The SEC has been a little lax lately. For example, they rejected warning after warning that Bernie Madoff was running a Ponzi scheme. So today’s announcement of a civil case against Goldman Sachs for fraudulently playing both sides of specific subprime mortgage investments comes as a bit of a shock. And it’s an even bigger shock when you reflect that what Goldman did was a microcosm of what Wall Street did to America. If what Goldman did was wrong – and it was – then what Wall Street did was wrong. The collapse of the world banking system wasn’t something that can be pinned on one rogue professional entity like Arthur Andersen in the Enron affair. The “entity” in this case was the whole top tier of the American banking system. It’s not that they’re too big too fail. The fact is, they’re too corrupt to live.
Goldman is accused of packaging and selling to investors some really shitty subprime garbage that had been packaged up for them by hedge fund manager John Paulson. The SEC says it was fraud because Paulson was betting AGAINST the very package of subprime mortgages that he had put together for the Goldman client to supposedly make money on. And this ability to sell garbage short was the whole key to the fantastic collapse as Michael Lewis tells it in the best book yet on the crisis, called The Big Short.
The key to the whole scheme lay in credit default swaps (CDS), the form of FAKE INSURANCE that was invented by the mathematicians and physicists at J.P. Morgan at an offsite retreat in the mid-‘90s. These bright boys thought that they had found ways to combine different levels of risk in a single instrument so that the instrument as a whole would be essentially risk free. But this concept had all the intellectual integrity of a betting formula -- one of those systems of betting on craps or roulette that 17th Century mathematicians were always inventing. These betting formulas always worked -- until they failed. And when they failed they failed catastrophically almost always due to the rude intrusion of some real world parameter that the mathematicians had failed to include in their formula -- like the house limit in craps, for example. CDS were like a betting formula -- they were fraudulent even though they seemed to be highly mathematical and highly sophisticated. Not only that, they worked for quite awhile. And this whole fake insurance market existed in the invisible world -- thanks to Phil Gramm and Robert Rubin, who steered a law through Congress that exempted these instruments almost entirely from regulation. Did the captains of the universe on Wall Street know these CDS's were phony? They had to know. They had to know the "insurance" was fake, because there were no adequate reserves for losses and no adequate underwriting. These guys know about risk.

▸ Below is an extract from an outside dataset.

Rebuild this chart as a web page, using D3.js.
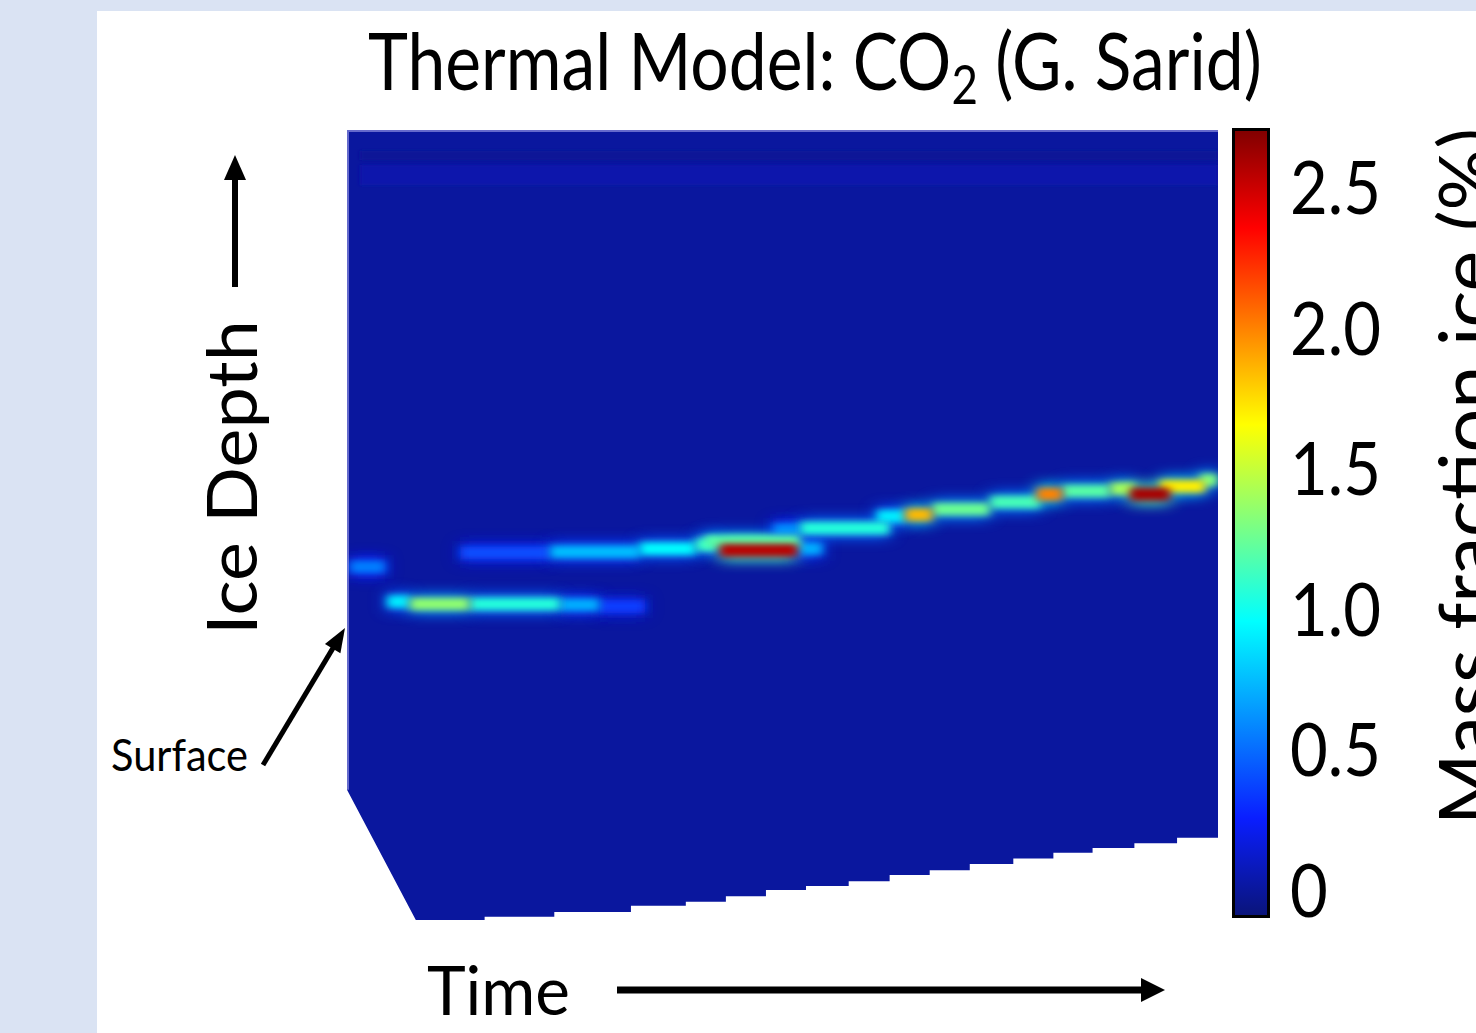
<!DOCTYPE html>
<html>
<head>
<meta charset="utf-8">
<script src="https://cdn.jsdelivr.net/npm/d3@7"></script>
<style>
  body { margin: 0; background: #dae3f3; }
  svg { display: block; font-family: Lato, "Open Sans", sans-serif; }
</style>
</head>
<body>
<div class="canvas"></div>
<script>
/* ----------- DATA ----------- */
// bottom edge of the model grid (the surface), time vs depth
const surfaceTime  = [0, 7.9, 15.8, 23.8, 32.6, 38.9, 43.5, 48.1, 52.7, 57.6, 62.3, 66.9, 71.5, 76.5, 81.1, 85.6, 90.4, 95.3, 100];
const surfaceDepth = [16.5, 0, 0.4, 1.0, 1.8, 2.3, 3.0, 3.8, 4.3, 4.9, 5.7, 6.3, 7.1, 7.8, 8.5, 9.1, 9.7, 10.4, 10.4];

// CO2 ice front patches: time span, depth, mass fraction (%)
const streakStart = [0.3, 4.6, 7.2, 14.1, 24.5, 29.0, 13.0, 23.3, 33.6, 40.0, 41.1, 42.8, 51.7, 48.9, 52.0, 60.8, 64.1, 67.2, 73.8, 79.2, 82.1, 87.6, 89.9, 93.3, 97.9];
const streakEnd   = [4.4, 7.2, 14.1, 24.5, 29.0, 34.2, 23.3, 33.6, 40.0, 42.3, 52.0, 51.7, 54.6, 52.0, 62.3, 64.1, 67.2, 73.8, 79.6, 82.1, 87.6, 90.5, 94.5, 98.5, 100];
const streakDepth = [44.7, 40.3, 40.0, 40.0, 39.9, 39.7, 46.5, 46.6, 47.0, 47.5, 47.9, 46.8, 47.0, 49.4, 49.6, 51.1, 51.3, 52.0, 52.9, 53.9, 54.3, 54.6, 53.9, 54.9, 55.7];
const streakValue = [0.55, 0.9, 1.35, 1.05, 0.7, 0.35, 0.4, 0.75, 0.95, 1.1, 1.2, 2.55, 0.7, 0.6, 1.05, 0.9, 1.85, 1.25, 1.15, 2.0, 1.2, 1.4, 2.6, 1.7, 1.3];

// faint layering near the top of the grid
const bandTop    = [97.4, 95.6];
const bandBottom = [96.2, 93.0];
const bandValue  = [-0.02, 0.035];

// colour bar
const colorTicks = [0, 0.5, 1.0, 1.5, 2.0, 2.5];
const colorRange = [-0.1, 2.71];
const jetValues  = [-0.1, 0.251, 0.954, 1.656, 2.359, 2.71];
const jetColors  = ['#0a1478', '#0a1eff', '#00ffff', '#ffff00', '#ff0000', '#800000'];

/* ----------- SVG ----------- */
const W = 1476, H = 1033;
const svg = d3.select('.canvas')
    .append('svg')
    .attr('width', W)
    .attr('height', H);

svg.append('rect').attr('width', W).attr('height', H).attr('fill', '#dae3f3');
svg.append('rect').attr('x', 97).attr('y', 11).attr('width', W - 97).attr('height', H - 11).attr('fill', '#fff');

const defs = svg.append('defs');

/* ----------- SCALES ----------- */
const x = d3.scaleLinear().domain([0, 100]).range([347, 1218]);
const y = d3.scaleLinear().domain([0, 100]).range([920, 130]);
const colour = d3.scaleLinear().domain(jetValues).range(jetColors).interpolate(d3.interpolateRgb);
const cy = d3.scaleLinear().domain(colorRange).range([918, 128]);

/* ----------- HEATMAP ----------- */
let outline = `M${x(0)},${y(100)}L${x(surfaceTime[0])},${y(surfaceDepth[0])}L${x(surfaceTime[1])},${y(surfaceDepth[1])}`;
for (let i = 2; i < surfaceTime.length; i++) {
    outline += `H${x(surfaceTime[i])}V${y(surfaceDepth[i])}`;
}
outline += `V${y(100)}Z`;

defs.append('clipPath').attr('id', 'grid').append('path').attr('d', outline);

const blur = (id, sd) => defs.append('filter').attr('id', id)
    .attr('x', '-150%').attr('y', '-300%').attr('width', '400%').attr('height', '700%')
    .append('feGaussianBlur').attr('stdDeviation', sd);
blur('halo', '9 6');
blur('core', '5 3.2');
blur('soft', '2 1.5');

const grid = svg.append('g').attr('clip-path', 'url(#grid)');

grid.append('rect')
    .attr('x', x(0)).attr('y', y(100))
    .attr('width', x(100) - x(0)).attr('height', y(0) - y(100))
    .attr('fill', colour(0));

grid.selectAll('rect.band')
    .data(bandTop.map((d, i) => ({ top: d, bottom: bandBottom[i], v: bandValue[i] })))
    .enter().append('rect')
    .attr('class', 'band')
    .attr('x', x(1.5)).attr('width', x(100) - x(1.5))
    .attr('y', d => y(d.top)).attr('height', d => y(d.bottom) - y(d.top))
    .attr('fill', d => colour(d.v))
    .attr('filter', 'url(#soft)');

const streaks = streakStart.map((t, i) => ({
    t0: t, t1: streakEnd[i], depth: streakDepth[i], v: streakValue[i]
}));

grid.selectAll('rect.halo')
    .data(streaks)
    .enter().append('rect')
    .attr('class', 'halo')
    .attr('x', d => x(d.t0)).attr('width', d => x(d.t1) - x(d.t0))
    .attr('y', d => y(d.depth) - 12).attr('height', 24)
    .attr('fill', d => colour(d.v * 0.45))
    .attr('opacity', 0.75)
    .attr('filter', 'url(#halo)');

grid.selectAll('rect.core')
    .data(streaks.slice().sort((a, b) => a.v - b.v))
    .enter().append('rect')
    .attr('class', 'core')
    .attr('x', d => x(d.t0)).attr('width', d => x(d.t1) - x(d.t0))
    .attr('y', d => y(d.depth) - 6.5).attr('height', 13)
    .attr('fill', d => colour(d.v))
    .attr('filter', 'url(#core)');

// pale edge along top and left of the grid
svg.append('path')
    .attr('d', `M${x(0) + 1},${y(surfaceDepth[0])}V${y(100) + 1}H${x(100)}`)
    .attr('fill', 'none').attr('stroke', '#8c8ee0').attr('stroke-width', 2).attr('opacity', 0.7);

/* ----------- COLOUR BAR ----------- */
const grad = defs.append('linearGradient').attr('id', 'jet')
    .attr('x1', 0).attr('y1', 1).attr('x2', 0).attr('y2', 0);
jetValues.forEach(v => {
    grad.append('stop')
        .attr('offset', (v - colorRange[0]) / (colorRange[1] - colorRange[0]))
        .attr('stop-color', colour(v));
});

svg.append('rect')
    .attr('x', 1233.5).attr('y', cy(colorRange[1]) + 1.5)
    .attr('width', 35).attr('height', cy(colorRange[0]) - cy(colorRange[1]) - 3)
    .attr('fill', 'url(#jet)')
    .attr('stroke', '#000').attr('stroke-width', 3);

const cAxis = d3.axisRight(cy)
    .tickValues(colorTicks)
    .tickSize(0)
    .tickPadding(20)
    .tickFormat(d => d === 0 ? '0' : d3.format('.1f')(d));

const cAxisGroup = svg.append('g')
    .attr('transform', 'translate(1270,0)')
    .call(cAxis);
cAxisGroup.select('.domain').remove();
cAxisGroup.selectAll('text')
    .attr('font-family', 'Lato, sans-serif')
    .attr('font-size', 74)
    .attr('fill', '#000')
    .attr('dy', '0.36em')
    .each(function () {
        const len = this.getComputedTextLength();
        d3.select(this).attr('textLength', len * 0.88).attr('lengthAdjust', 'spacingAndGlyphs');
    });

/* ----------- TEXT & ARROWS ----------- */
const fit = (sel, width) => sel.attr('textLength', width).attr('lengthAdjust', 'spacingAndGlyphs');

// title: squeeze horizontally to the reference width
const titleGroup = svg.append('g');
const title = titleGroup.append('text')
    .attr('font-size', 80).attr('fill', '#000');
title.append('tspan').text('Thermal Model: CO');
title.append('tspan').attr('font-size', 54).attr('dy', 14).text('2');
title.append('tspan').attr('dy', -14).text(' (G. Sarid)');
const titleWidth = title.node().getBBox().width;
titleGroup.attr('transform', `translate(368,90) scale(${894 / titleWidth},1)`);

fit(svg.append('text')
    .attr('transform', 'translate(257,635) rotate(-90)')
    .attr('font-size', 70)
    .text('Ice Depth'), 315);

fit(svg.append('text')
    .attr('x', 111).attr('y', 771)
    .attr('font-size', 45)
    .text('Surface'), 137);

fit(svg.append('text')
    .attr('x', 427).attr('y', 1015)
    .attr('font-size', 68)
    .text('Time'), 143);

fit(svg.append('text')
    .attr('transform', 'translate(1495,825) rotate(-90)')
    .attr('font-size', 78)
    .text('Mass fraction ice (%)'), 697);

const arrow = (x1, y1, x2, y2, w, headLen, headHalf) => {
    const len = Math.hypot(x2 - x1, y2 - y1);
    const ux = (x2 - x1) / len, uy = (y2 - y1) / len;
    const bx = x2 - ux * headLen, by = y2 - uy * headLen;
    svg.append('line')
        .attr('x1', x1).attr('y1', y1).attr('x2', bx + ux * 2).attr('y2', by + uy * 2)
        .attr('stroke', '#000').attr('stroke-width', w);
    svg.append('path')
        .attr('d', `M${x2},${y2}L${bx - uy * headHalf},${by + ux * headHalf}L${bx + uy * headHalf},${by - ux * headHalf}Z`)
        .attr('fill', '#000');
};

arrow(235, 287, 235, 155, 6, 25, 11);
arrow(263, 765, 345, 628, 5, 24, 9);
arrow(617, 990, 1165, 990, 7, 24, 12);
</script>
</body>
</html>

Some very smart people early on realized that they could buy insurance against the dreadful subprime mortgages that were being bundled by the big Wall Street banks. One of these very smart people was Mike Burry, the neurologist who founded his own hedge fund. He was astounded to discover that Wall Street was selling CDS “insurance” on even the worst of these subprime bundles. And because the junk was rated AAA, Burry found that he could buy the insurance as cheaply as if he were buying insurance on a high grade bond. As Michael Lewis put it: “It was if you could buy flood insurance on the house in the valley for the same price as flood insurance on the house in the mountaintop.” So Burry studies the arcane esoteric bundled subprime packages, found the worst of the worst, and bet HUNDREDS OF MILLIONS of dollars that they would fail. He made billions for his investors and himself.
Now what the SEC is telling us – what we already knew – is that some of the biggest banks on Wall Street were themselves selling these subprime packages short. What makes their acts despicable – and Mike Burry’s merely clever – is that the banks were both packaging this subprime garbage for their clients as if they were legitimate investment instruments with AAA ratings – AND they were selling them short by buying credit default swaps to cover them.
The whole thing was like a Ponzi scheme, and it needs to be prosecuted like a Ponzi scheme. And above all it’s time to shine the light of the investigation onto the New York Federal Reserve who was in the catbird’s seat throughout the colossal collapse. The chairman of the board of the New York Fed during the crisis was on the board of Goldman Sachs. One of the class A directors of the New York Fed – in essence, Timothy Geithner’s boss – was Jamie Dimon, CEO of J.P. Morgan. Dimon talked Geithner into committing $30 billion to cover the worst investments in the Bear Stearns portfolio – and no paper, no cable or network news program, mentioned this gigantic conflict of interest. No one mentioned that the banks that benefited most dramatically from the bailout were the banks that control the New York Fed.
This requires more than the SEC. I’d say appoint Eliot Spitzer and Patrick Fitzgerald as special prosecutors to investigate the greatest Ponzi scheme in history. It’s either that or lay down and die.